AMD launched its latest data centre chip on Thursday and said Microsoft’s Azure, Alphabet-owned Google Cloud and Oracle would be some of its customers.
The fourth generation Epyc processor, code named “Genoa”, makes significant improvement on performance and energy efficiency compared to its previous chip, said CEO Lisa Su.
“What that means for enterprises and for cloud data centres is that it translates into lower capex, lower opex and lower total cost of ownership,” she said.
Shares of AMD soared about 14%, mirroring the rise in peers such as Nvidia, which gained over 13% on signs of cooling inflation.
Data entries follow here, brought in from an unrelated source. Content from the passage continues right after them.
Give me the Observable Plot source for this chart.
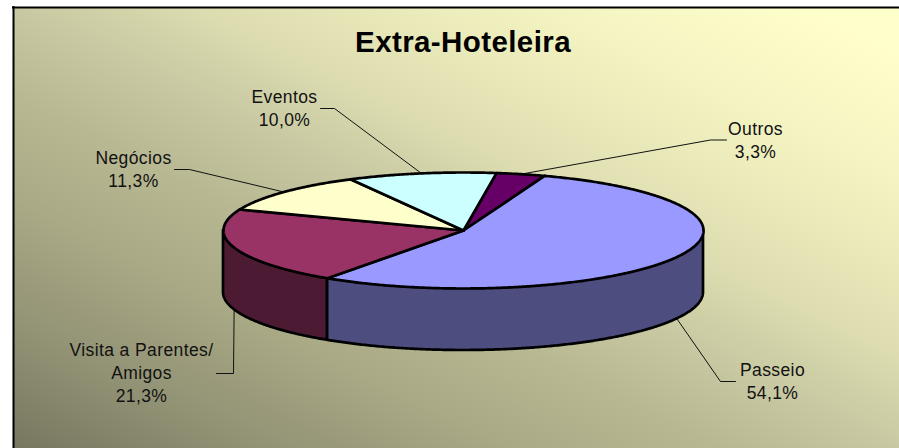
<!DOCTYPE html>
<html lang="pt">
<head>
<meta charset="utf-8">
<title>Extra-Hoteleira</title>
<script src="https://cdn.jsdelivr.net/npm/d3@7"></script>
<script src="https://cdn.jsdelivr.net/npm/@observablehq/plot@0.6"></script>
<style>
  html, body { margin: 0; padding: 0; background: #fff; overflow: hidden; }
</style>
</head>
<body>
<script>
// Chart data: motive of travel, percentage share, slice colours
const names = ["Outros", "Passeio", "Visita a Parentes/\nAmigos", "Negócios", "Eventos"];
const shares = [3.3, 54.1, 21.3, 11.3, 10.0];
const topColors = ["#660066", "#9999FF", "#993366", "#FFFFCC", "#CCFFFF"];
const wallColors = ["#330033", "#4D4D80", "#4D1A33", "#808066", "#668080"];

// Label anchors and leader-line elbows, in chart units
const labelX = [755, 772, 141, 133, 284];
const labelY = [138.5, 379.5, 371.5, 167.5, 107];
const elbowX = [[710, 726], [720, 735], [233, 216], [189, 174], [334, 320]];
const elbowY = [[139.5, 139.5], [381, 381], [373, 373], [169, 169], [108, 108]];

// Tilted pie geometry
const cx = 463, cy = 230, rx = 240, ry = 58, depth = 62, startAngle = 7.9;

const rad = (deg) => (deg * Math.PI) / 180;
const px = (deg) => cx + rx * Math.sin(rad(deg));
const py = (deg) => cy - ry * Math.cos(rad(deg));

// Turn the shares into angular spans, clockwise from twelve o'clock
let cursor = startAngle;
const slices = shares.map((share, i) => {
  const a0 = cursor;
  const a1 = a0 + (share / d3.sum(shares)) * 360;
  cursor = a1;
  return {i, a0, a1, mid: (a0 + a1) / 2};
});

const arc = (a0, a1) => {
  const n = Math.max(2, Math.ceil(a1 - a0) * 2);
  return d3.range(n + 1).map((k) => a0 + ((a1 - a0) * k) / n);
};

const topPath = (s) => [
  {x: cx, y: cy},
  ...arc(s.a0, s.a1).map((a) => ({x: px(a), y: py(a)})),
  {x: cx, y: cy}
];

// The rim is visible only on the near half of the ellipse
const wallPath = (s) => {
  const a0 = Math.max(s.a0, 90), a1 = Math.min(s.a1, 270);
  if (a1 <= a0) return [];
  return arc(a0, a1).map((a) => ({x: px(a), top: py(a), bottom: py(a) + depth}));
};

const leaderPath = (s) => {
  const onRim = s.mid > 90 && s.mid < 270;
  return [
    {x: px(s.mid), y: py(s.mid) + (onRim ? depth : 0)},
    {x: elbowX[s.i][0], y: elbowY[s.i][0]},
    {x: elbowX[s.i][1], y: elbowY[s.i][1]}
  ];
};

const percent = (v) => v.toFixed(1).replace(".", ",") + "%";
const labels = names.map((name, i) => ({
  x: labelX[i],
  y: labelY[i],
  text: `${name}\n${percent(shares[i])}`
}));

// Background gradient definition, referenced by the panel rect below
const gradientDefs = () => {
  const defs = d3.create("svg:defs");
  const g = defs.append("linearGradient")
    .attr("id", "panel")
    .attr("x1", 0).attr("y1", 1).attr("x2", 1).attr("y2", 0);
  [[0, "#777760"], [0.14, "#929275"], [0.28, "#a9a986"], [0.4, "#b8b892"], [0.5, "#c8c8a2"],
   [0.6, "#dcdcb0"], [0.8, "#f4f4c2"], [0.95, "#ffffcc"], [1, "#ffffcc"]]
    .forEach(([o, c]) => g.append("stop").attr("offset", o).attr("stop-color", c));
  return defs.node();
};

const chart = Plot.plot({
  width: 899,
  height: 448,
  margin: 0,
  x: {domain: [0, 899], range: [0, 899], axis: null},
  y: {domain: [0, 448], range: [0, 448], axis: null},
  style: {background: "#fff", letterSpacing: "0.4px"},
  marks: [
    gradientDefs,
    Plot.rect([{}], {x1: 13, x2: 899, y1: 7, y2: 448, fill: "url(#panel)"}),
    Plot.ruleX([13], {y1: 6, y2: 448, stroke: "#000", strokeWidth: 2}),
    Plot.ruleY([7], {x1: 12, x2: 899, stroke: "#000", strokeWidth: 2}),

    // Leader lines from each slice out to its label
    ...slices.map((s) =>
      Plot.line(leaderPath(s), {x: "x", y: "y", stroke: "#111", strokeWidth: 1})
    ),

    // Rim of the pie, then the slices on top of it
    ...slices.filter((s) => wallPath(s).length).map((s) =>
      Plot.areaY(wallPath(s), {
        x: "x", y1: "top", y2: "bottom",
        fill: wallColors[s.i], stroke: "#000", strokeWidth: 2.7, strokeLinejoin: "round"
      })
    ),
    ...slices.map((s) =>
      Plot.line(topPath(s), {
        x: "x", y: "y",
        fill: topColors[s.i], stroke: "#000", strokeWidth: 2.7, strokeLinejoin: "round"
      })
    ),

    Plot.text(labels, {
      x: "x", y: "y", text: "text",
      fontFamily: "Liberation Sans, Arial, sans-serif",
      fontSize: 17.5, lineHeight: 1.31, fill: "#111", textAnchor: "middle"
    }),
    Plot.text(["Extra-Hoteleira"], {
      x: cx - 0.5, y: 42,
      fontFamily: "Liberation Sans, Arial, sans-serif",
      fontSize: 29.5, fontWeight: "bold", fill: "#000", textAnchor: "middle"
    })
  ]
});

document.body.appendChild(chart);
</script>
</body>
</html>
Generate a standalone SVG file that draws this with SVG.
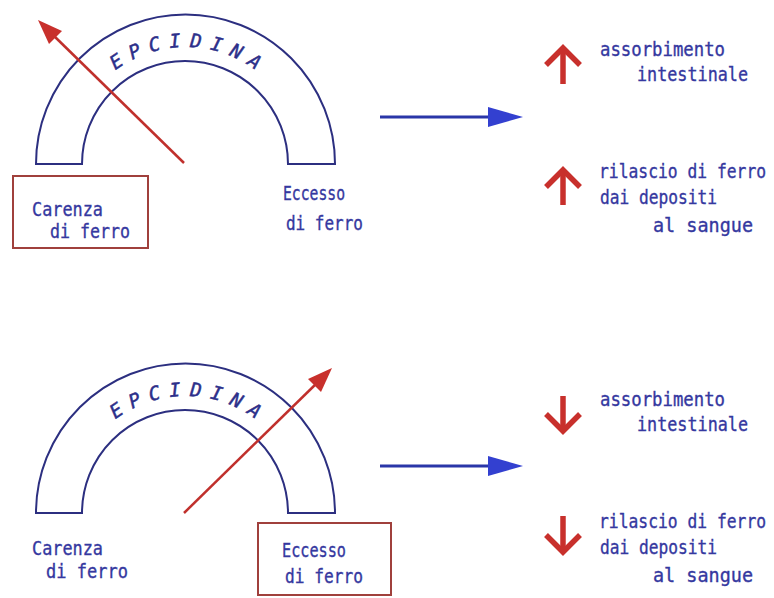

The Philadelphia SE Semiconductor index surged 8.7%.
Genoa launches at a time when rival Intel’s latest data centre chip, code-named Sapphire Rapids, has struggled with delays.
“With this latest generation, they (AMD) have made a huge leap in performance not only against Intel, but against their previous generation … so that makes the viability of an AMD-based solution much more real,” said Bob O’Donnell, an analyst for TECHnalysis Research.
AMD, which launched its first Epyc data center chip in 2017, has been steadily gaining market share at the expense of Intel, making especially strong inroads with cloud service providers.
Read: AMD takes aim at Nvidia with new high-end GPUs
According to research firm IDC, AMD’s market share of chips, which are built on the x86 architecture and used by cloud services, went from zero in 2016 to about 29% last year. Cloud is one of the biggest growth areas for semiconductors.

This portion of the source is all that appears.